**Supplied records**
******************************

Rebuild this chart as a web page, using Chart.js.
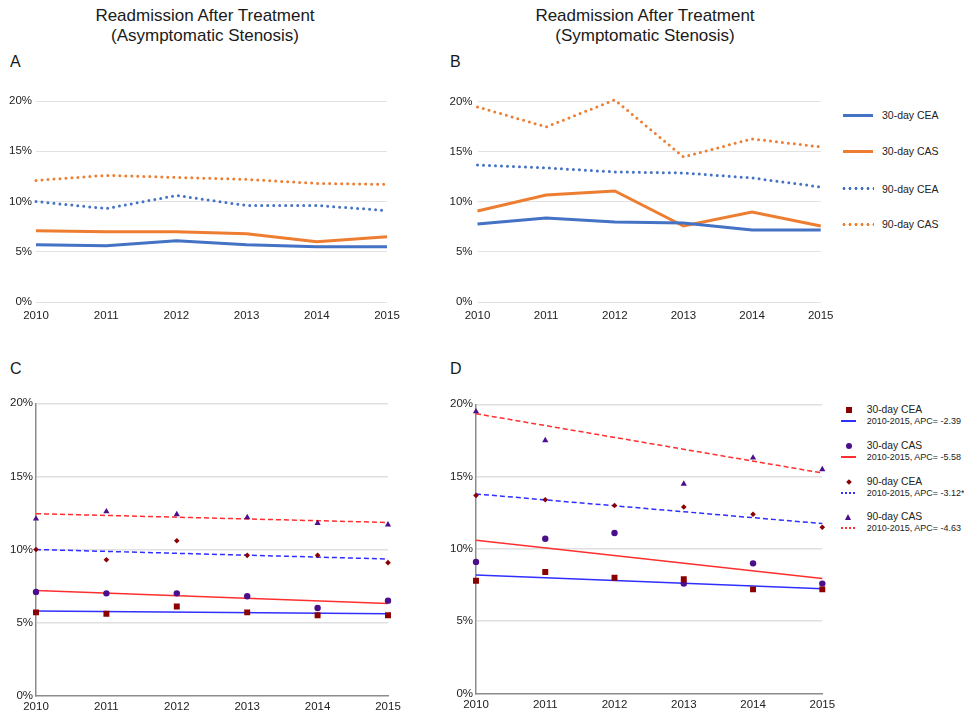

******************************

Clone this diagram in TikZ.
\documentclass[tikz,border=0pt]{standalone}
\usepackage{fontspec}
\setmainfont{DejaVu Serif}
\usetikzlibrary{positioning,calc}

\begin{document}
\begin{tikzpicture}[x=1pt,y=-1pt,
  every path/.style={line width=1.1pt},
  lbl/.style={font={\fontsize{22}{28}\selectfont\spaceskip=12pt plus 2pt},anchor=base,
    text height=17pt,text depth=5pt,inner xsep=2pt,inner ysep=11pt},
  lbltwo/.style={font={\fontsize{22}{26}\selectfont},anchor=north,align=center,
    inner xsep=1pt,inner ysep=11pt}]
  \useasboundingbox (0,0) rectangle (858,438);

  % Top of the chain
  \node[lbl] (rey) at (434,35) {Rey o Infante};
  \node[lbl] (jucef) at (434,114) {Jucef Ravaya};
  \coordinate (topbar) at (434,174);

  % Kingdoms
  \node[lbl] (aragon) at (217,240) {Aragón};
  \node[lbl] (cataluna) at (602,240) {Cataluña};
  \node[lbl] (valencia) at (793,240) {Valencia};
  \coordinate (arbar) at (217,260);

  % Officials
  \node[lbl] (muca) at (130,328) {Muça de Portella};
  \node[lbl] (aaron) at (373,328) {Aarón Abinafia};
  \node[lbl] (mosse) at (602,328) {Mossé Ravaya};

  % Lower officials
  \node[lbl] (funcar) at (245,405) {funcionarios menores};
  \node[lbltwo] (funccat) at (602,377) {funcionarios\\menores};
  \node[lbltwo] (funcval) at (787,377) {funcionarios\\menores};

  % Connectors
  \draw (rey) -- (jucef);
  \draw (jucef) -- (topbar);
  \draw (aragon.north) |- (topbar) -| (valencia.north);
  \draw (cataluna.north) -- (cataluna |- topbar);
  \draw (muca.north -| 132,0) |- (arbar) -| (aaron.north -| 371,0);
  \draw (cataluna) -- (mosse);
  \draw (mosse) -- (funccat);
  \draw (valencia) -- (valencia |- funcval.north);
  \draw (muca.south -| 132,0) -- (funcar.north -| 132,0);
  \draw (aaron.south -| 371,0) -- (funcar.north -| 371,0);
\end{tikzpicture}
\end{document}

******************************

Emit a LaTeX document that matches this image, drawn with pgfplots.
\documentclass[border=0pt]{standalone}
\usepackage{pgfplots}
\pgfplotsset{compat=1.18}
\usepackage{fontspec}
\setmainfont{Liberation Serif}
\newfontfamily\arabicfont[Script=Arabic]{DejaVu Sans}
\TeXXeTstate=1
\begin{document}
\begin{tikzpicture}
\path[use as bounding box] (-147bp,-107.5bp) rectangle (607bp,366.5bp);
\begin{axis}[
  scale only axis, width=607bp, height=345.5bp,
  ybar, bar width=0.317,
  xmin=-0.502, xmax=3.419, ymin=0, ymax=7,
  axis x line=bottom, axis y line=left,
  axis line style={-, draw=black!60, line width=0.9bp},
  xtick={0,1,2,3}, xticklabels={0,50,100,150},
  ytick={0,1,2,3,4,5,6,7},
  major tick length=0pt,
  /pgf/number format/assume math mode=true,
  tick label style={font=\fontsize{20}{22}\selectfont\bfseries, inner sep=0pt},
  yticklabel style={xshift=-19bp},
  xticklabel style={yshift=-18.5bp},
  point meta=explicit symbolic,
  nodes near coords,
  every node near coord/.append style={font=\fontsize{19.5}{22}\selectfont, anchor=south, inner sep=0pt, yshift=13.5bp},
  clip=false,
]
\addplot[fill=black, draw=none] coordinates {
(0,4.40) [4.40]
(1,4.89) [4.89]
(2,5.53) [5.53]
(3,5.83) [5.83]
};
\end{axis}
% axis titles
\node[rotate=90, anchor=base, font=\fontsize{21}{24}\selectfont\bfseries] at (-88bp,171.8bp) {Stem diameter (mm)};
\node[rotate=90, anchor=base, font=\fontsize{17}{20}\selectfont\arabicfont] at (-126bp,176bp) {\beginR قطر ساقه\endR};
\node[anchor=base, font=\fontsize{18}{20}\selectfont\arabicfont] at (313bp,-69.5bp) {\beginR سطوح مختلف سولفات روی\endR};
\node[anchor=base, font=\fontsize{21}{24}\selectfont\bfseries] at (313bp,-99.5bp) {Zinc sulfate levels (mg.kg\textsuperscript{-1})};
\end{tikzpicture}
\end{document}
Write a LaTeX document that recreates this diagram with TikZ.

******************************

**Work required**
Go through the material above and output exactly the lines from the one containing "Clone this diagram in TikZ." through the one containing "(topbar) at (434,174);".

**Exercise result**
Clone this diagram in TikZ.
\documentclass[tikz,border=0pt]{standalone}
\usepackage{fontspec}
\setmainfont{DejaVu Serif}
\usetikzlibrary{positioning,calc}

\begin{document}
\begin{tikzpicture}[x=1pt,y=-1pt,
  every path/.style={line width=1.1pt},
  lbl/.style={font={\fontsize{22}{28}\selectfont\spaceskip=12pt plus 2pt},anchor=base,
    text height=17pt,text depth=5pt,inner xsep=2pt,inner ysep=11pt},
  lbltwo/.style={font={\fontsize{22}{26}\selectfont},anchor=north,align=center,
    inner xsep=1pt,inner ysep=11pt}]
  \useasboundingbox (0,0) rectangle (858,438);

  % Top of the chain
  \node[lbl] (rey) at (434,35) {Rey o Infante};
  \node[lbl] (jucef) at (434,114) {Jucef Ravaya};
  \coordinate (topbar) at (434,174);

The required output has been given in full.